Если бы речь шла о другом фильме или о друге режиссера, едва ли кто-нибудь из критиков стал бы придираться к этому. Кен Келман отмечает, что, несмотря на применяемые в фильме художественные средства, весь его экспрессионизм, и даже самый экстравагантный романтический пассаж — сцену, в которой Гитлер является с небес[40] — «технические рамки документального начала нигде не были натянуты до степени разрушения»:
«Показ дальнейшего «пастырства» фюрера на земле — включая все эти речи, проповеди, пророчества и огромные толпы, титанические конструкции и чудеса — нигде не выходит за рамки «правильного» репортажа. Рифеншталь в конечном счете добивается успеха благодаря достоинствам своего объективного жанра и материала, сочетающегося с ее пытливым, но слегка субъективным взглядом; вследствие этого достигается решительное кинематографическое стирание различий между фантазией и «реальностью».
Как отмечает Келман, Рифеншталь незаметно сплавляет правду с пропагандой, не компрометируя ни того ни другого. Традиционно документальный жанр поворачивается спиною к «магическим» приемам кинематографа, используемым в художественных лентах, почитая их «шпинатом или прованским маслом кинематографического меню, — ту или иную дозу факта иногда можно подать в сахарной глазури или под острым соусом, но никогда — с использованием магических приемов или даже художественного воображения, иначе документальный жанр станет чем-то другим». Эта документальная традиция, замечает Келман, формальная точка, от которой отправляется Рифеншталь, затевая замысловатую «игру» с этой концепцией с помощью своей базовой алхимической техники.
12
«ФАБРИКА ГРЕЗ» ДОКТОРА ГЕББЕЛЬСА
Рифеншталь не забыла об обещании, которое дала генералам. Осенью 1935 года она снова приехала в Нюрнберг для съемок фильма о вермахте, прихватив с собой пятерых операторов. Трое из них уже работали над «Триумфом воли» — Френтц, Лантчнер и Клинг; к ним добавились великий документалист Вилли Цильке (который еще краткое время поработает с нею в 1936 году над прологом к «Олимпии») и ее бывший любовник, зеленоглазый Ханс Эртль. К этому времени она уже получила заказ на съемки Олимпийских игр в следующем году, и, ведя всю необходимую подготовку к этому, не желала тратить много времени «на маневры» с армией.

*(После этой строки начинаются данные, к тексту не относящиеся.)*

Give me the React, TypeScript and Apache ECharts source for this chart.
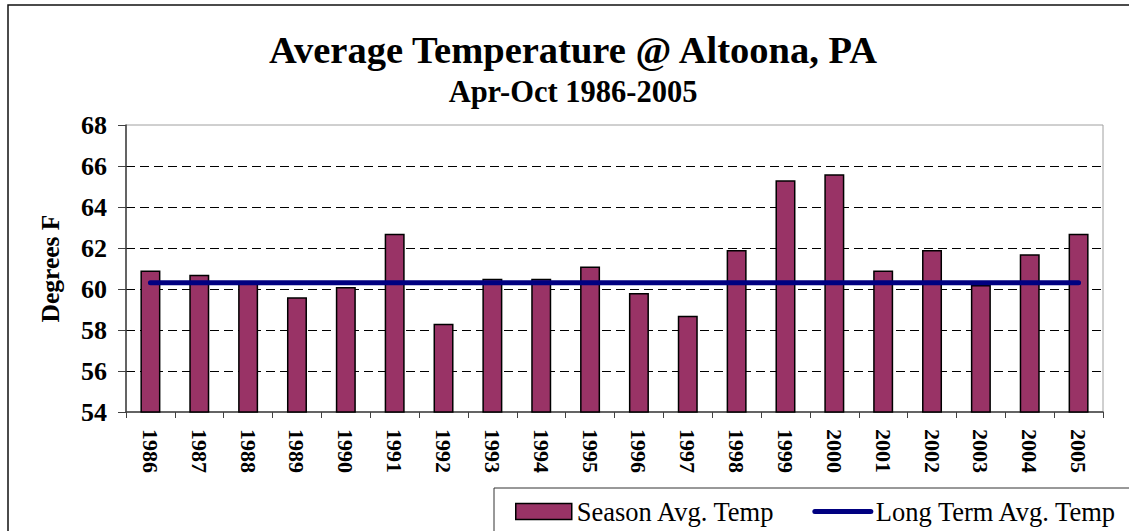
import React, { useEffect, useRef } from "react";
import * as echarts from "echarts";

const years = ["1986","1987","1988","1989","1990","1991","1992","1993","1994","1995","1996","1997","1998","1999","2000","2001","2002","2003","2004","2005"];
const seasonAvg = [60.9, 60.7, 60.3, 59.6, 60.1, 62.7, 58.3, 60.5, 60.5, 61.1, 59.8, 58.7, 61.9, 65.3, 65.6, 60.9, 61.9, 60.2, 61.7, 62.7];
const longTermAvg = [60.3, 60.3, 60.3, 60.3, 60.3, 60.3, 60.3, 60.3, 60.3, 60.3, 60.3, 60.3, 60.3, 60.3, 60.3, 60.3, 60.3, 60.3, 60.3, 60.3];
const yTicks = { min: 54, max: 68, interval: 2 };

const FONT = "'Liberation Serif', 'Times New Roman', serif";

export default function App() {
  const ref = useRef<HTMLDivElement>(null);
  useEffect(() => {
    document.body.style.margin = "0";
    const chart = echarts.init(ref.current!, undefined, { renderer: "svg" });
    chart.setOption({
      animation: false,
      backgroundColor: "#ffffff",
      title: [
        {
          text: "Average Temperature @ Altoona, PA",
          left: 573,
          top: 30,
          textAlign: "center",
          padding: 0,
          textStyle: { fontFamily: FONT, fontWeight: "bold", fontSize: 38.5, color: "#000" },
        },
        {
          text: "Apr-Oct 1986-2005",
          left: 573,
          top: 76,
          textAlign: "center",
          padding: 0,
          textStyle: { fontFamily: FONT, fontWeight: "bold", fontSize: 30.5, color: "#000" },
        },
      ],
      graphic: [
        {
          type: "rect",
          shape: { x: 8, y: 5, width: 1300, height: 700 },
          style: { fill: "none", stroke: "#111", lineWidth: 1.5 },
          silent: true,
          z: -1,
        },
        {
          type: "rect",
          shape: { x: 494, y: 488, width: 700, height: 100 },
          style: { fill: "none", stroke: "#333", lineWidth: 1 },
          silent: true,
          z: -1,
        },
      ],
      legend: {
        left: 515,
        top: 498,
        padding: 0,
        itemGap: 37,
        itemWidth: 56,
        itemHeight: 16,
        textStyle: { fontFamily: FONT, fontSize: 26.5, color: "#000" },
        data: [
          {
            name: "Season Avg. Temp",
            icon: "rect",
            itemStyle: { color: "#993366", borderColor: "#000", borderWidth: 1.5 },
          },
          {
            name: "Long Term Avg. Temp",
            itemStyle: { color: "transparent", borderWidth: 0, opacity: 0 },
            lineStyle: { color: "#000080", width: 5, cap: "round" },
          },
        ],
      },
      grid: {
        left: 126,
        right: 26,
        top: 125,
        bottom: 119,
        show: true,
        borderColor: "#a0a0a0",
        borderWidth: 1,
        containLabel: false,
      },
      xAxis: {
        type: "category",
        data: years,
        boundaryGap: true,
        axisLine: { lineStyle: { color: "#404040", width: 1.5 } },
        axisTick: { show: true, alignWithLabel: false, length: 6, lineStyle: { color: "#404040", width: 1 } },
        axisLabel: {
          rotate: -90,
          margin: 17,
          interval: 0,
          fontFamily: FONT,
          fontWeight: "bold",
          fontSize: 22,
          color: "#000",
        },
      },
      yAxis: {
        type: "value",
        min: yTicks.min,
        max: yTicks.max,
        interval: yTicks.interval,
        name: "Degrees F",
        nameLocation: "middle",
        nameRotate: 90,
        nameGap: 63,
        nameTextStyle: { fontFamily: FONT, fontWeight: "bold", fontSize: 25.5, color: "#000" },
        axisLine: { show: true, lineStyle: { color: "#404040", width: 1.5 } },
        axisTick: { show: true, length: 8, lineStyle: { color: "#404040", width: 1 } },
        axisLabel: {
          margin: 19,
          fontFamily: FONT,
          fontWeight: "bold",
          fontSize: 26,
          color: "#000",
        },
        splitLine: {
          show: true,
          showMinLine: false,
          showMaxLine: false,
          lineStyle: { color: "#000", width: 1, type: [9, 5] },
        },
      },
      series: [
        {
          name: "Season Avg. Temp",
          type: "bar",
          data: seasonAvg,
          barWidth: 20,
          itemStyle: { color: "#993366", borderColor: "#000", borderWidth: 1.5 },
          z: 2,
        },
        {
          name: "Long Term Avg. Temp",
          type: "line",
          data: longTermAvg,
          symbol: "none",
          lineStyle: { color: "#000080", width: 5, cap: "round" },
          itemStyle: { color: "#000080" },
          z: 3,
        },
      ],
    });
    return () => chart.dispose();
  }, []);
  return <div ref={ref} style={{ width: 1129, height: 531 }} />;
}
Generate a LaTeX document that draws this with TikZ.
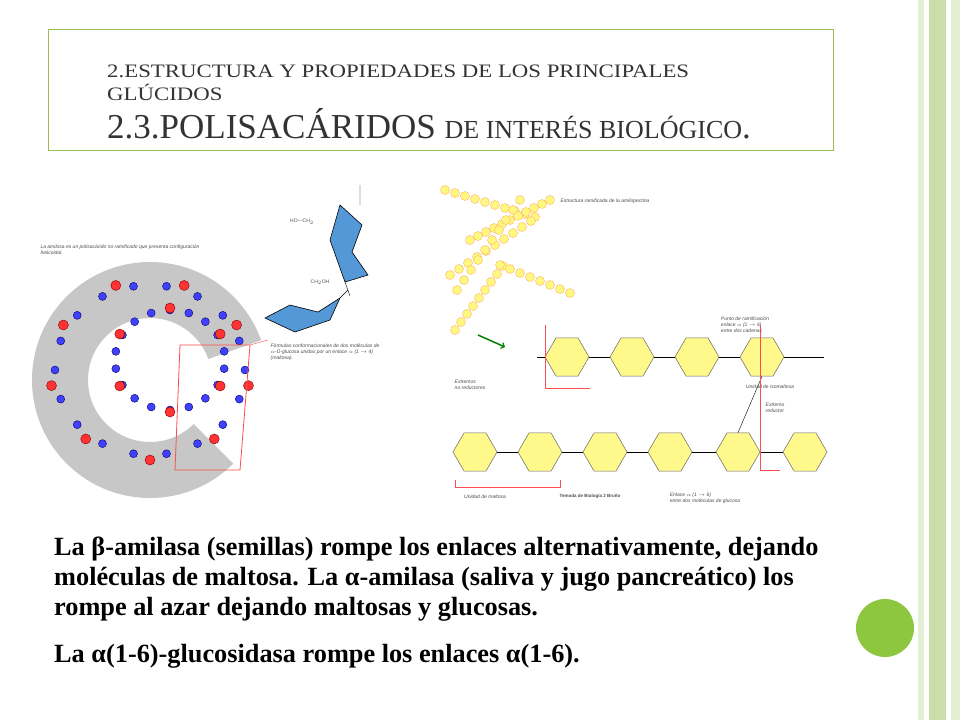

Вся съемка заняла пару дней, не много времени отнял и монтаж. В его названии — «День свободы — наш вермахт» отозвалась эхом ироническая тема, объявленная повесткой дня съезда, на котором были провозглашены постыдные антисемитские нюрнбергские законы. Продолжительность фильма составляла 25 минут, и в нем были опробованы некоторые экспериментальные технические приемы, которые станут «фирменными» средствами Рифеншталь после «Олимпии», но в основном он был выполнен в русле ее предшествующего шедевра. Генералы были покорены. Когда после премьерного показа фильма в Берлине в зале зажегся свет, настал черед всеобщих рукопожатий и объятий. «Лени здесь — Лени там, — вспоминала она. — В зале царил невиданный энтузиазм, и по выражению лица Геббельса я могла видеть, как обидел его мой успех». По воспоминаниям Эртля, фильм пошел в широкий прокат в Германии и за рубежом в тандеме с официальной пропагандистской продукцией — фильмом «Приказ свыше» Герхарда Лампрехта. Эта агитка на злобу дня отдавала дань британскому альянсу с Пруссией в борьбе против Наполеона.
Интересно, каким образом Эртль вновь возник на горизонте? Лени не видела его года два, а то и более; за это время он прилежно обучился ремеслу кинооператора. В Гренландии его функция ограничивалась ролью статиста-альпиниста, и случая поразить коллег какими-либо своими способностями так и не представилось. Хуже того, в упоении романом с Лени под ласковым летним гренландским солнцем он «посеял» свою драгоценную «лейку», а когда она две недели спустя случайно нашлась где-то за камнями в сотне ярдов от его палатки, она была вся покрыта следами собачьих зубов, а кожаный футляр был съеден совершенно.
Что не укрылось от глаз Эртля, так это шикарный стиль жизни, которым наслаждались в Арктике его коллеги в промежутках между сеансами работы с камерой. Даже при том, что никто из них не сколотил в Арктике состояния, они вели именно ту полную приключений жизнь, которой он так страстно жаждал. Едва вернувшись домой, он засел за чтение литературы по технике киносъемки — всей, какую смог достать.